Freno, pienso, y me veo a mí misma sin saber qué mesa elegir. Nunca tuve problema en comer sola, pero en ese precioso y festivo lugar donde la gente va a disfrutar con familia, amigos y pareja, al estar sola me siento vulnerable, me hace sentir avergonzada.

A los 10 segundos borro esos conceptos de mi mente y solo por pura testarudez que nos caracteriza a los tauro me siento en la primera mesa que veo, aunque sea sola, en ese bullicioso lugar. Ahí me doy cuenta de que Boracay es tan vibrante y frenético que nadie se detiene a mirarte, y mucho menos a juzgarte. Pido en mi anonimato y saco mi libreta, esta constante compañía.

Mientras divago aparece frente a mi una de las mujeres más hermosas que vi nunca, con esa clase de belleza que tiene quien no pretende serlo a pesar de su pelo rubio y ojos azules, de su figura esbelta y andar delicado.

Se sienta en la mesa de al lado, y está… sola.

Empatizo al momento. No sé los paseos que daría hasta decidirse a elegir esa mesa; si esa mesa la estaba llamando, o quizás al verme, a esta solitaria que escribe, fue suficiente para sentarse y pedir, en el medio de toda esa gente.

No soy capaz de estar callada, y así como quien tiene la osadía de meterse donde no le llaman aprovecho el primer cruce de miradas para espetarle un rotundo, aunque sonriente «¿estás sola?». Se le ilumina la cara y con su expresión de alivio y agradecimiento, sin mediar más palabra de por medio, coge sus cosas y se sienta a mi lado.

Hablamos durante horas, me explica sin yo preguntar y yo me sincero sin apenas conocernos. Noto una conexión instantánea, esa clase de conexión que no necesita de palabras para aceptar una invitación muda.

Y es a partir de esa noche cuando todas las vivencias de Boracay están vinculadas a ella. Todas. Fuimos cómplices y en su apoyo me sentí libre y fuerte. La escuché y ella me conoció. En poco tiempo podríamos decir que nos hicimos amigas. Exploramos la isla, dijimos que sí a todo, ampliamos el grupo y salimos de fiesta. Fuimos en moto de tres y en triciclo de cuatro. Encontramos a la española-colombiana y a los demás representantes del planeta. Bailamos, bebimos y conocimos gente. Vivimos fuerte e intenso, esa clase de vivencias que no quedan reflejadas en fotos ni en textos, y allí, en la simpleza de estar segura y acompañada, fui feliz.

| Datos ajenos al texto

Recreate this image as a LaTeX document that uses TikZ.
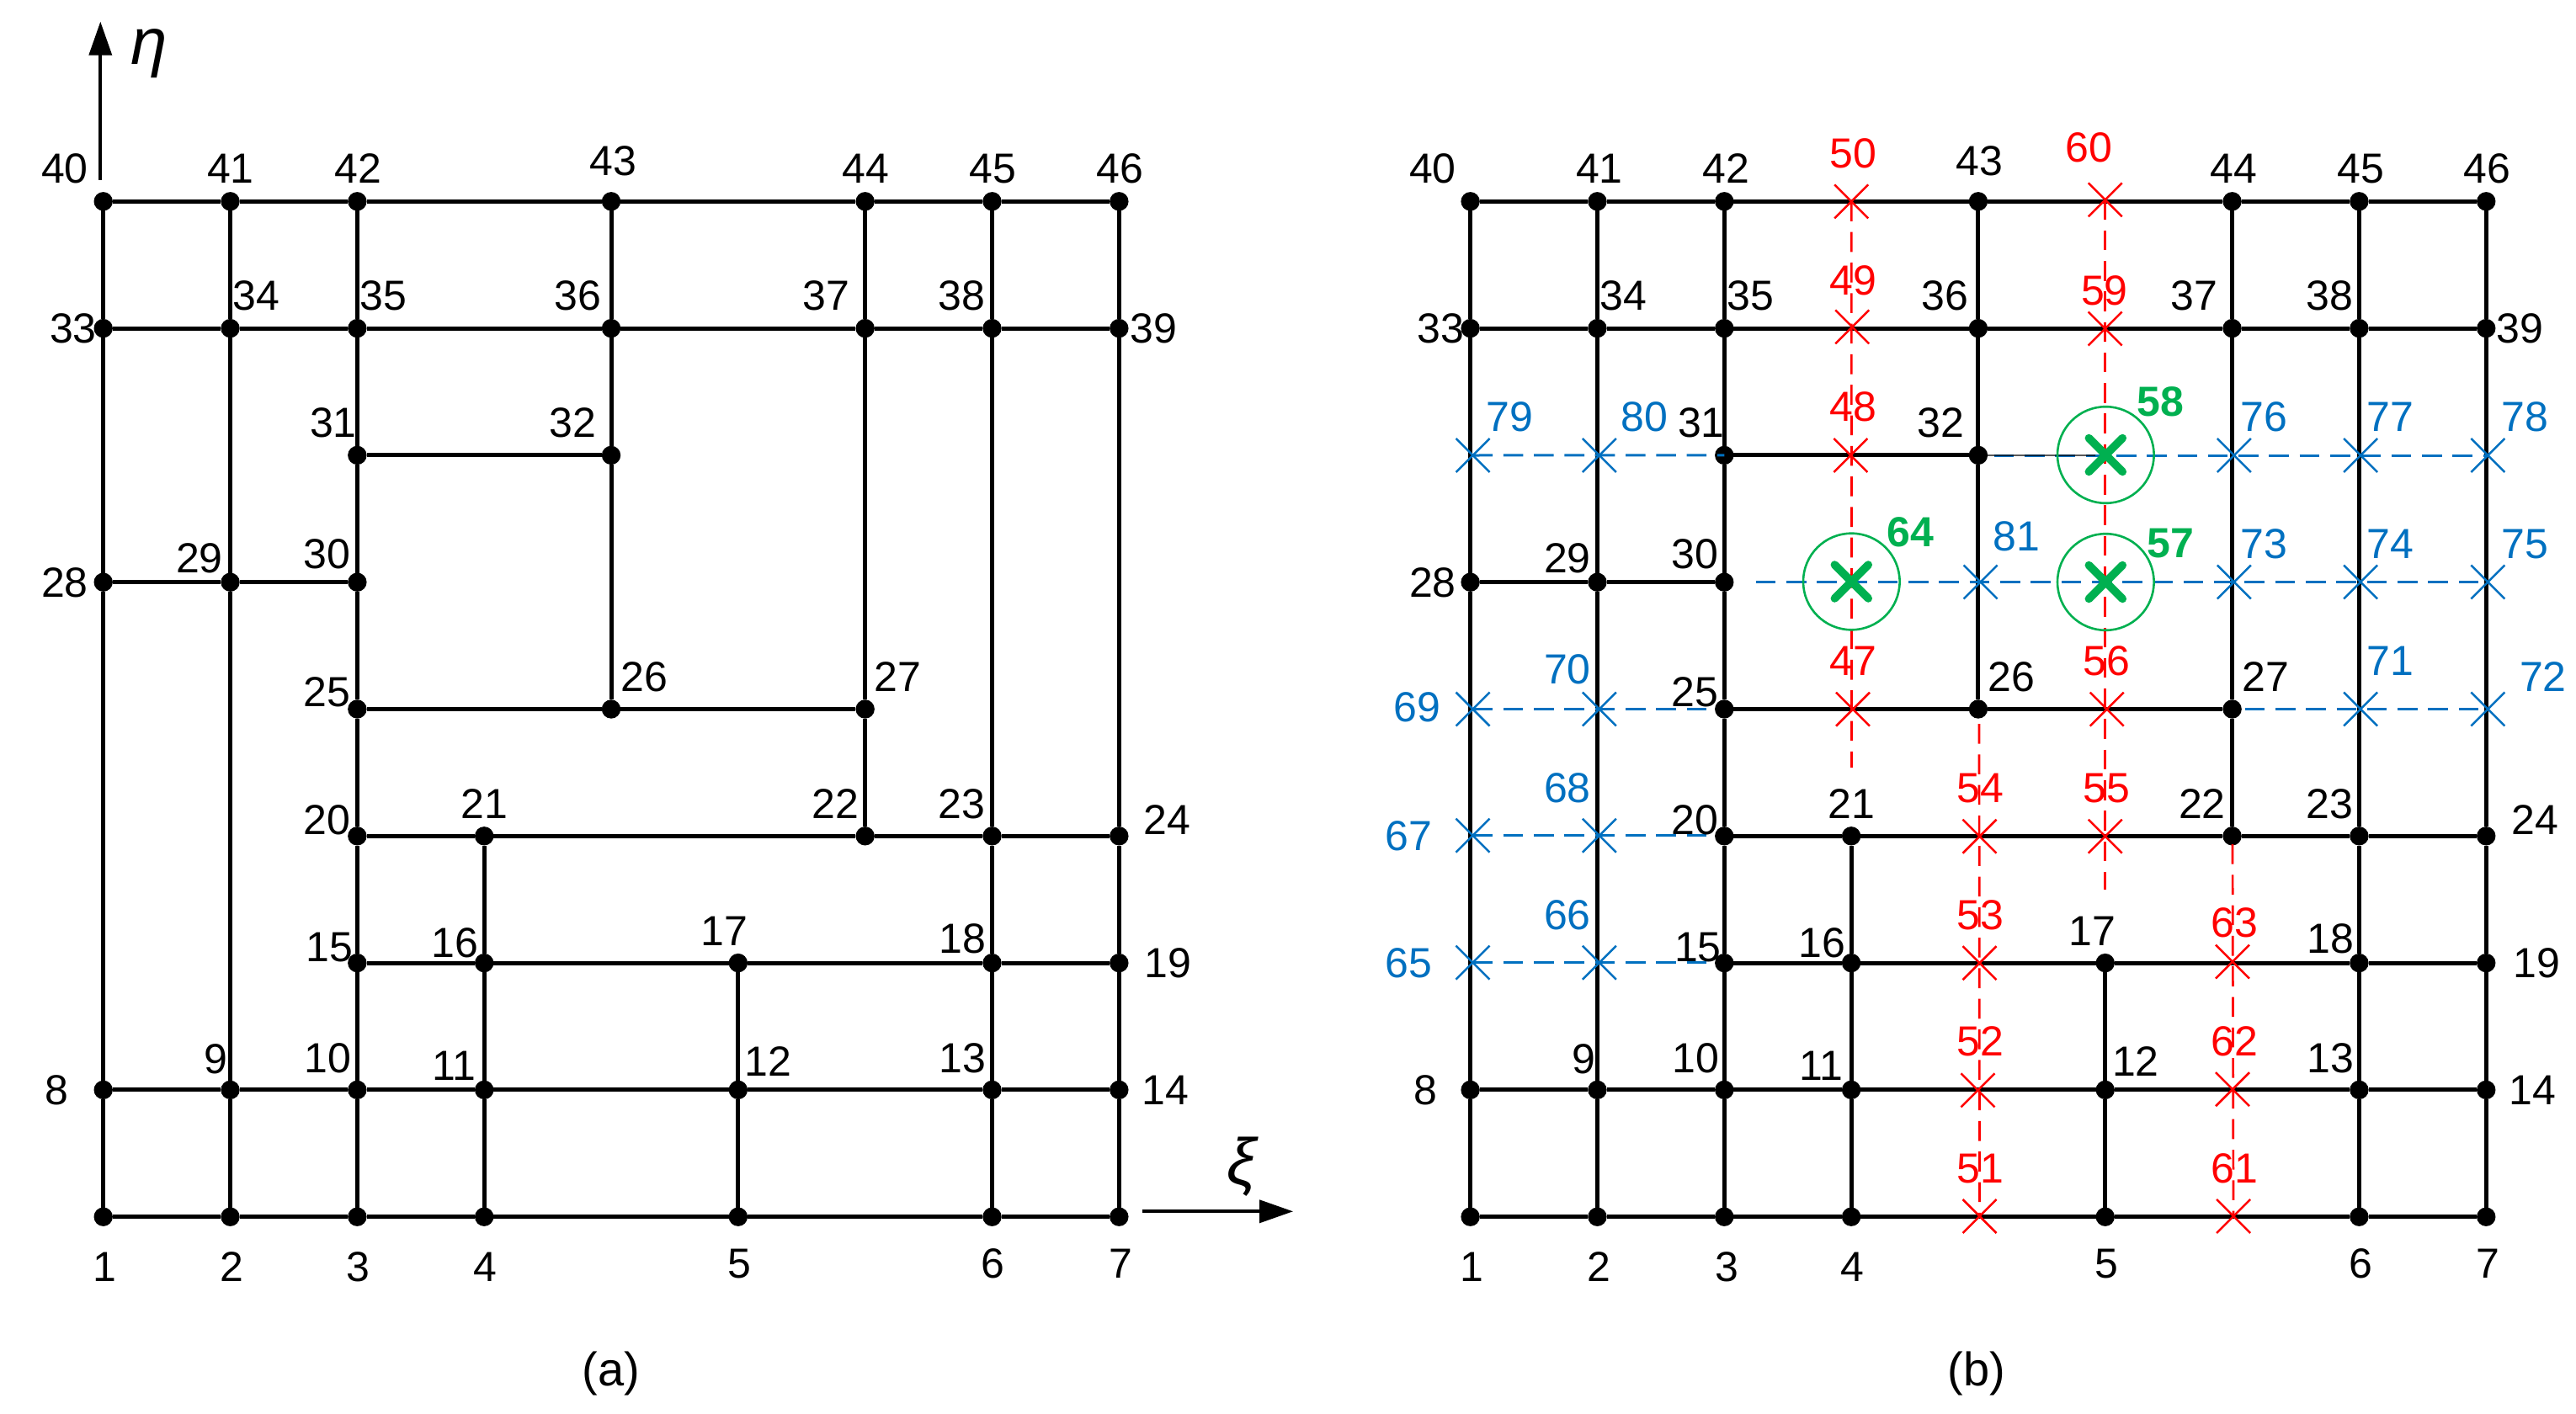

Ella rubia y yo morena; ella grácil y yo imperfecta; ella tímida y yo desvergonzada…. y juntas…. fuimos imbatibles. Cree que somos diferentes pero ella es yo, y yo soy ella, solo que en diferentes puntos de nuestra vida. Y verla a través del espejo del tiempo hace que conecte todavía más con ella. Con su apoyo expando mis alas, las mismas alas que a ella también le están creciendo; y entre nosotras nace, un vínculo para siempre.

Boracay me dio sol, salitre y arena. Me dio reggae y ron Tanduay, me dio resaca y descanso. Me dio a Kate y más conocidos. Pero lo que más aprecio de esta isla es que me dio Filipinas en el medio de la no personalidad.

Conocí a gente que me abrió las puertas de sus casas, casas de las montañas de Boracay, un lugar que parece gardar y respetar la esencia de la auténtica Filipinas. No veo objeto en el ir, ver y no quedarse, así que por puro respeto mantengo la distancia a pesar de que llamaba por mi como un fuerte campo magnético, como una palabra de un Dios hacia un creyente fiel.

Planeé por un momento replantear ruta para vivir por el día en la playa como una sirena, y por las noches en las montañas con los lobos. Pero no, mi religión no es otra que la de seguir mi propio camino, camino que también me llama; y así, entre la noche, plumas y brazaletes digo adiós a todos los que allí conocí, a todos los que allí me hicieron tan feliz.

Pero entre todos los adiós, hubo un uno que sonó a hasta pronto: Ekaterina. No tengo ninguna duda que este vínculo cósmico que nos unió hará que coincidamos de nuevo en otra mesa de otro restaurante en cualquier lugar bullicioso de este mundo, cuando nos necesitemos la una a la otra.